There is no merit to Applicant's assertion that he is being punished based on his status as an alcoholic. Department Counsel presented a case against Applicant based on his abuse of alcohol, including his involvement in several alcohol-related incidents. The Judge's decision is not based on Applicant's status as an alcoholic, but rather Applicant's overall history of alcohol abuse (including his alcohol-related incidents).
7. Whether the Administrative Judge's adverse decision is in violation of the Americans with Disabilities Act. Applicant contends the Administrative Judge's adverse decision is in violation of the Americans with Disabilities Act because it discriminates against him solely because he is afflicted with the disease of alcoholism "without having any concrete indication whatsoever that [Applicant is] a security risk."

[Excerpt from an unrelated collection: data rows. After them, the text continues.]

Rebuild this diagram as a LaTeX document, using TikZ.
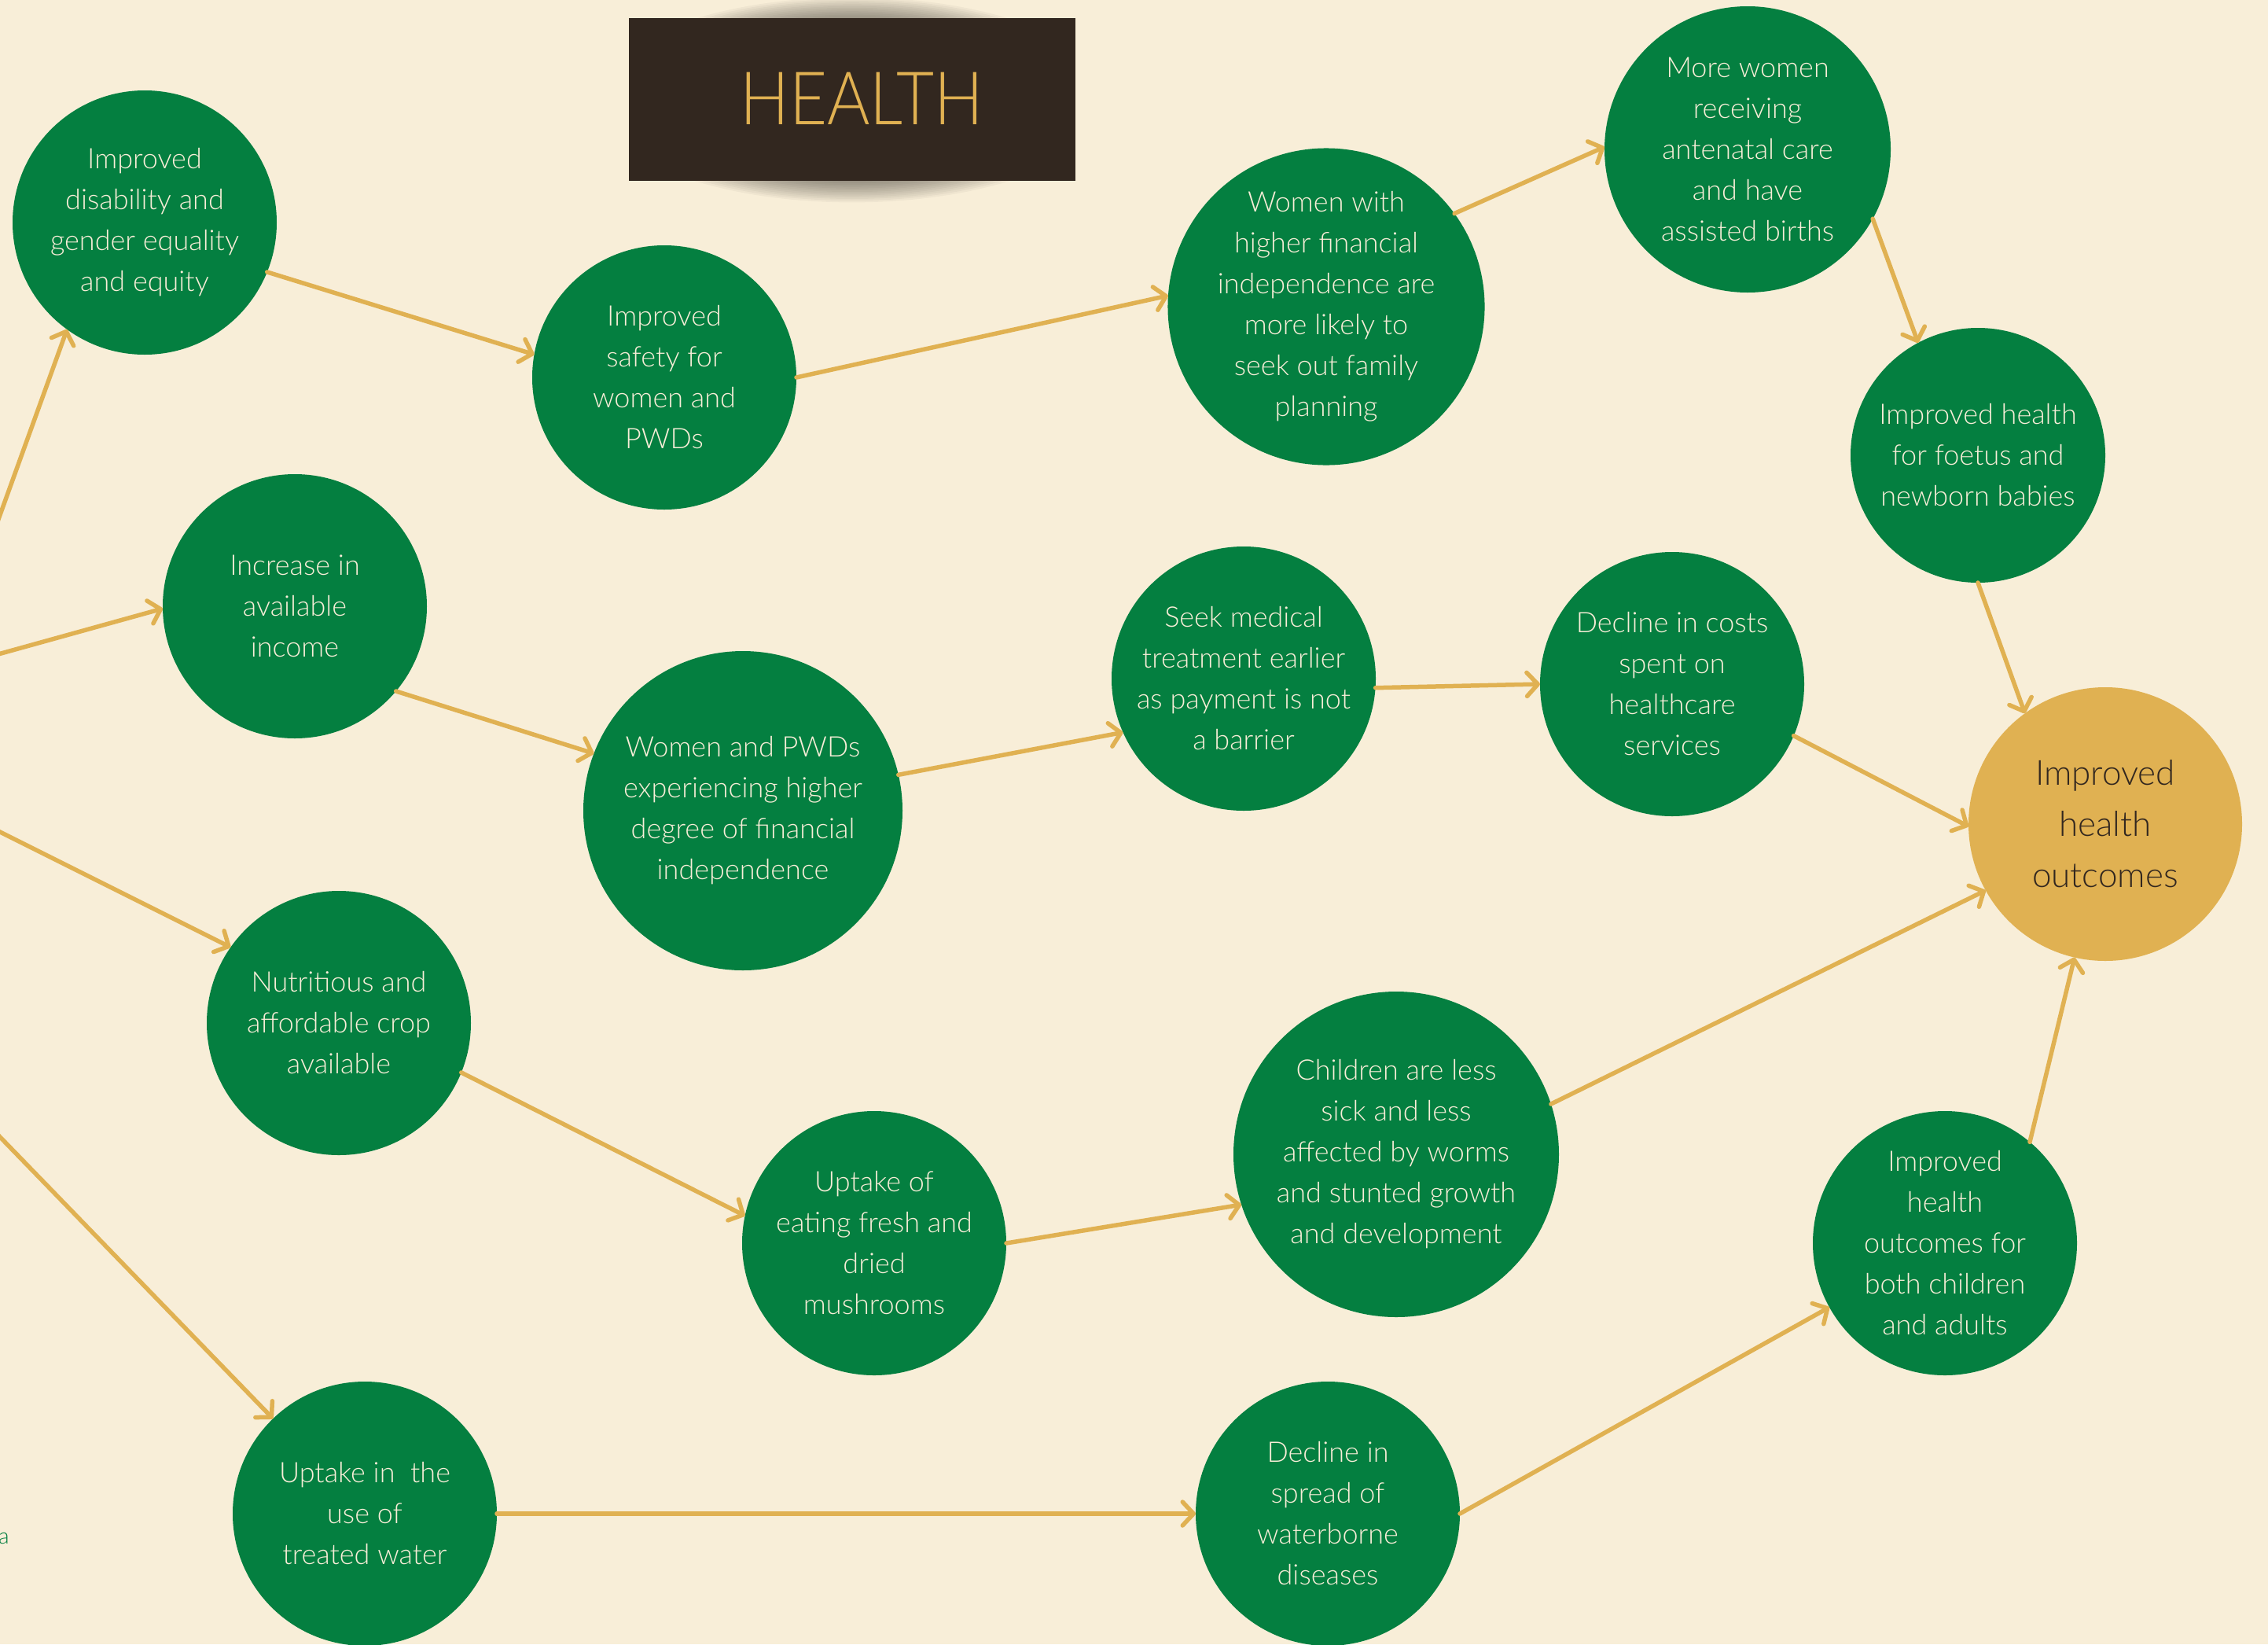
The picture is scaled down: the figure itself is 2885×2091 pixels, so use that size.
\documentclass[tikz,border=0pt]{standalone}
\usepackage{fontspec}
\setmainfont{Lato Light}
\usetikzlibrary{arrows.meta}
\definecolor{bgc}{HTML}{F8EED8}
\definecolor{grn}{HTML}{047F40}
\definecolor{gld}{HTML}{E0B152}
\definecolor{drk}{HTML}{32271F}
\begin{document}
\begin{tikzpicture}[x=1pt,y=-1pt,
  gnode/.style={circle, fill=grn, text=bgc, inner sep=0pt, outer sep=0pt, align=center,
    font=\fontsize{36}{52}\selectfont, minimum size=#1},
  gnode/.default=336pt,
  onode/.style={circle, fill=gld, text=drk, inner sep=0pt, outer sep=0pt, align=center,
    font=\fontsize{44}{65}\selectfont, minimum size=348pt},
  arr/.style={draw=gld, line width=5.5pt, line cap=round,
    -{Straight Barb[length=14pt,width=30pt,round]}},
]
\useasboundingbox (0,0) rectangle (2885,2091);
\fill[bgc] (0,0) rectangle (2885,2091);
\clip (0,0) rectangle (2885,2091);

% title shadow
\begin{scope}
  \clip (820,0) rectangle (1350,300);
  \foreach \k in {0,...,12}{
    \fill[black, opacity=0.035] (1084,127) ellipse ({255+6*\k} and {104+2.2*\k});
  }
\end{scope}
\node[fill=drk, minimum width=568pt, minimum height=207pt, inner sep=0pt, text=gld,
  font=\fontsize{83}{90}\selectfont] (title) at (1084,126.5)
  {\hspace*{25pt}\raisebox{3pt}{\scalebox{1}[1.13]{HEALTH}}};

% nodes
\node[gnode] (n1) at (184,283) {Improved\\disability and\\gender equality\\and equity};
\node[gnode] (n2) at (845,480) {Improved\\safety for\\women and\\PWDs};
\node[gnode=400pt] (n3) at (1687,390) {Women with\\higher financial\\independence are\\more likely to\\seek out family\\planning};
\node[gnode=364pt] (n4) at (2223,190) {More women\\receiving\\antenatal care\\and have\\assisted births};
\node[gnode=324pt] (n5) at (2516,579) {Improved health\\for foetus and\\newborn babies};
\node[gnode] (n6) at (375,771) {Increase in\\available\\income};
\node[gnode=406pt] (n7) at (945,1031) {Women and PWDs\\experiencing higher\\degree of financial\\independence};
\node[gnode] (n8) at (1582,863) {Seek medical\\treatment earlier\\as payment is not\\a barrier};
\node[gnode] (n9) at (2127,870) {Decline in costs\\spent on\\healthcare\\services};
\node[onode] (n10) at (2678,1048) {Improved\\health\\outcomes};
\node[gnode] (n11) at (431,1301) {Nutritious and\\affordable crop\\available};
\node[gnode] (n12) at (1112,1581) {Uptake of\\eating fresh and\\dried\\mushrooms};
\node[gnode=414pt] (n13) at (1776,1468) {Children are less\\sick and less\\affected by worms\\and stunted growth\\and development};
\node[gnode] (n14) at (2474,1581) {Improved\\health\\outcomes for\\both children\\and adults};
\node[gnode] (n15) at (464,1925) {Uptake in\ \ the\\use of\\treated water};
\node[gnode] (n16) at (1689,1925) {Decline in\\spread of\\waterborne\\diseases};

\node[text=grn, anchor=base east, inner sep=0pt, font=\fontsize{28}{32}\selectfont] (aa) at (12,1963) {a};

% off-canvas sources
\coordinate (s1) at (-60,821);
\coordinate (s2) at (-60,848);
\coordinate (s3) at (-60,1028);
\coordinate (s4) at (-60,1384);

% connectors
\draw[arr] (s1) -- (n1.234);
\draw[arr] (s2) -- (n6.181);
\draw[arr] (s3) -- (n11.145);
\draw[arr] (s4) -- (n15.134);

\draw[arr] (n1.338) -- (n2.170);
\draw[arr] (n2.0) -- (n3.176);
\draw[arr] (n3.36) -- (n4.179);
\draw[arr] (n4.331) -- (n5.118.6);
\draw[arr] (n5.270) -- (n10.126.3);
\draw[arr] (n6.320) -- (n7.159.8);
\draw[arr] (n7.13.9) -- (n8.204.9);
\draw[arr] (n8.356) -- (n9.180);
\draw[arr] (n9.337) -- (n10.181);
\draw[arr] (n11.338) -- (n12.168);
\draw[arr] (n12.0.6) -- (n13.198);
\draw[arr] (n13.18) -- (n10.209.8);
\draw[arr] (n15.0) -- (n16.180);
\draw[arr] (n16.0) -- (n14.209.4);
\draw[arr] (n14.50.4) -- (n10.257.5);
\end{tikzpicture}
\end{document}
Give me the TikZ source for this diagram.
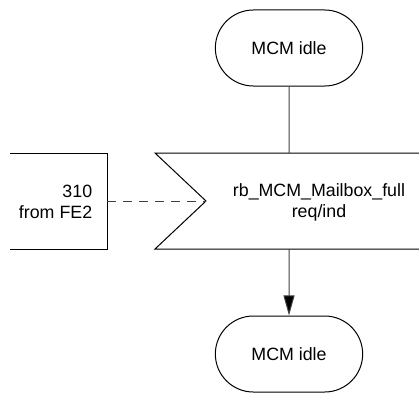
\documentclass[tikz,border=0pt]{standalone}
\usepackage{fontspec}
\setmainfont{Liberation Sans}
\usetikzlibrary{shapes.misc,arrows.meta}

\tikzset{etat/.style = {rounded rectangle, draw, minimum width=154pt, minimum height=76pt,
                        font=\fontsize{17.8}{21.2}\selectfont},
         texte/.style = {align=center, font=\fontsize{17.8}{21.2}\selectfont},
         lien/.style = {draw=black!75, line width=1pt},
         fleche/.style = {lien, -{Triangle[length=20pt,width=11pt,fill=black]}},
         pointille/.style = {lien, dash pattern=on 9pt off 7pt}
        }

\begin{document}
\begin{tikzpicture}[x=1pt, y=1pt, line width=1pt]
  \useasboundingbox (0,0) rectangle (419,392);
  \clip (0,0) rectangle (419,392);
  \node[etat] (idle1) at (289,344) {MCM idle};
  \node[etat] (idle2) at (289,38) {MCM idle};
  \coordinate (sighaut) at (289,239);
  \coordinate (sigbas) at (289,143);
  \coordinate (encoche) at (206,191);
  \coordinate (boite) at (107,191);
  \draw (440,239) -- (155,239) -- (encoche) -- (155,143) -- (440,143);
  \draw (10,239) -- (107,239) -- (107,143) -- (10,143);
  \node[texte] (signal) at (319,190) {rb\_MCM\_Mailbox\_full\\req/ind};
  \node[texte, align=right, anchor=east] (source) at (96,190) {310\\from FE2};
  \draw[lien] (idle1) -- (sighaut);
  \draw[fleche] (sigbas) -- (idle2);
  \draw[pointille] (boite) -- (encoche);
\end{tikzpicture}
\end{document}
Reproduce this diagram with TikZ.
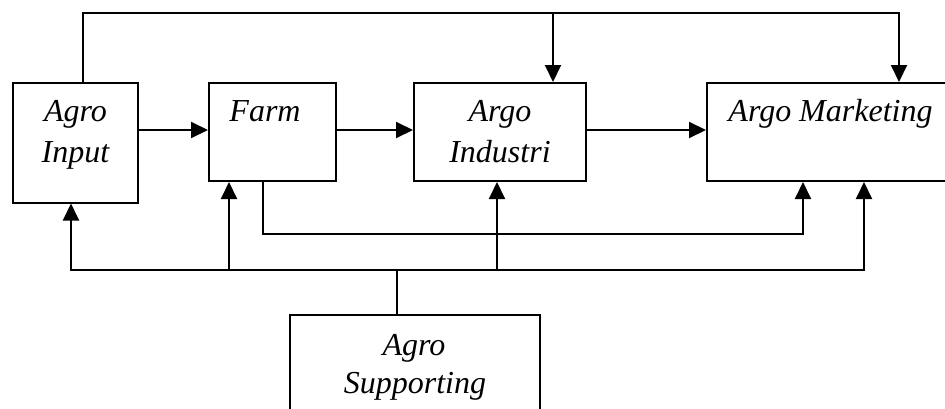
\documentclass[tikz,border=0pt]{standalone}
\usepackage{fontspec}
\setmainfont{Liberation Serif}
\usetikzlibrary{arrows.meta}
\begin{document}
\begin{tikzpicture}[x=1pt,y=-1pt,
  box/.style={draw, line width=2pt, rectangle, inner sep=0pt},
  lbl/.style={anchor=base, inner sep=0pt, font=\fontsize{32}{38}\selectfont\itshape},
  conn/.style={line width=2pt},
  arr/.style={line width=2pt, -{Triangle[length=17pt,width=16pt]}},
  thin/.style={line width=1.2pt}]
\useasboundingbox (0,0) rectangle (945,408);
% boxes
\node[box, minimum width=125pt, minimum height=120pt] (input) at (75.5,142.5) {};
\node[box, minimum width=127pt, minimum height=98pt] (farm) at (272.5,132) {};
\node[box, minimum width=172pt, minimum height=98pt] (ind) at (500,132) {};
\node[box, minimum width=243pt, minimum height=98pt] (mkt) at (828.5,132) {};
\node[box, minimum width=250pt, minimum height=100pt] (sup) at (415,365) {};
% labels
\node[lbl] (inputA) at (75.5,121) {Agro};
\node[lbl] (inputB) at (75.5,162) {Input};
\node[lbl] (farmA) at (265,121) {Farm};
\node[lbl] (indA) at (500,121) {Argo};
\node[lbl] (indB) at (500,162) {Industri};
\node[lbl] (mktA) at (830.5,121) {Argo Marketing};
\node[lbl] (supA) at (414,355) {Agro};
\node[lbl] (supB) at (415,393) {Supporting};
% coordinates
\coordinate (h) at (0,130);
\coordinate (t1) at (83,13);
\coordinate (t2) at (553,13);
\coordinate (t3) at (899,13);
\coordinate (bus) at (397,270);
\coordinate (b1) at (71,270);
\coordinate (b2) at (229,270);
\coordinate (b3) at (497,270);
\coordinate (b4) at (864,270);
\coordinate (f1) at (263,234);
\coordinate (f2) at (803,234);
% horizontal flow
\draw[arr] (input.east |- h) -- (farm.west |- h);
\draw[arr] (farm.east |- h) -- (ind.west |- h);
\draw[arr] (ind.east |- h) -- (mkt.west |- h);
% top feed
\draw[arr] (input.north -| t1) -- (t1) -- (t3) -- (mkt.north -| t3);
\draw[arr] (t2) -- (ind.north -| t2);
% supporting bus
\draw[thin] (sup.north -| bus) -- (bus);
\draw[arr] (bus) -- (b1) -- (input.south -| b1);
\draw[arr] (bus) -- (b4) -- (mkt.south -| b4);
\draw[arr] (b2) -- (farm.south -| b2);
\draw[arr] (b3) -- (ind.south -| b3);
% farm to marketing
\draw[arr] (farm.south -| f1) -- (f1) -- (f2) -- (mkt.south -| f2);
\end{tikzpicture}
\end{document}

Applicant's contention lacks merit. First, the Americans with Disabilities Act (ADA) does not apply to these proceedings. The federal government is specifically excluded from the coverage of the ADA by 42 U.S.C. Section 12111(5)(B). Accordingly, a person cannot challenge an action by a federal agency under the ADA. Kemer v. Johnson, 900 F.Supp. 677, 681 (S.D.N.Y. 1995), aff'd mem., 101 F.3d 683 (2d Cir. 1996), cert. denied, 117 S.Ct. 441 (1996). Second, as discussed earlier in this decision, the Administrative Judge did not base his decision on any finding that Applicant is an alcoholic. Rather, the Judge based his decision on Applicant's overall history of alcohol abuse, including Applicant's involvement in several alcohol-related incidents (one of which was Applicant's bomb threat in November 1996). And, as discussed earlier in this decision, Applicant's history of alcohol abuse provides a rational basis for the Judge's adverse security clearance decision.
Applicant has failed to meet his burden of demonstrating error below. Accordingly, the Board affirms the Administrative Judge's July 16, 1999 decision.
Signed: Emilio Jaksetic
Emilio Jaksetic
Administrative Judge
Chairman, Appeal Board
Signed: Michael Y. Ra'anan
Michael Y. Ra'anan
Administrative Judge
Member, Appeal Board
Signed: Jeffrey D. Billett
Jeffrey D. Billett
Administrative Judge
Member, Appeal Board
1. See, e.g., ISCR Case No. 99-0032 (November 10, 1999); ISCR Case No. 99-0040 (October 1, 1999); ISCR Case No. 97-0356 (April 21, 1998).
2. See, e.g., ISCR Case No. 98-0611 (November 1, 1999); ISCR Case No. 98-0395 (June 24, 1999); ISCR Case No. 98-0592 (May 4, 1999).
3. Department Counsel did not present evidence to show Applicant had been diagnosed as an alcoholic or alcohol dependent person. The Administrative Judge did not find Applicant was an alcoholic or alcohol dependent person. The only references in the record to Applicant's status as an alcoholic or alcohol dependent person come from Applicant himself and one of his character letters.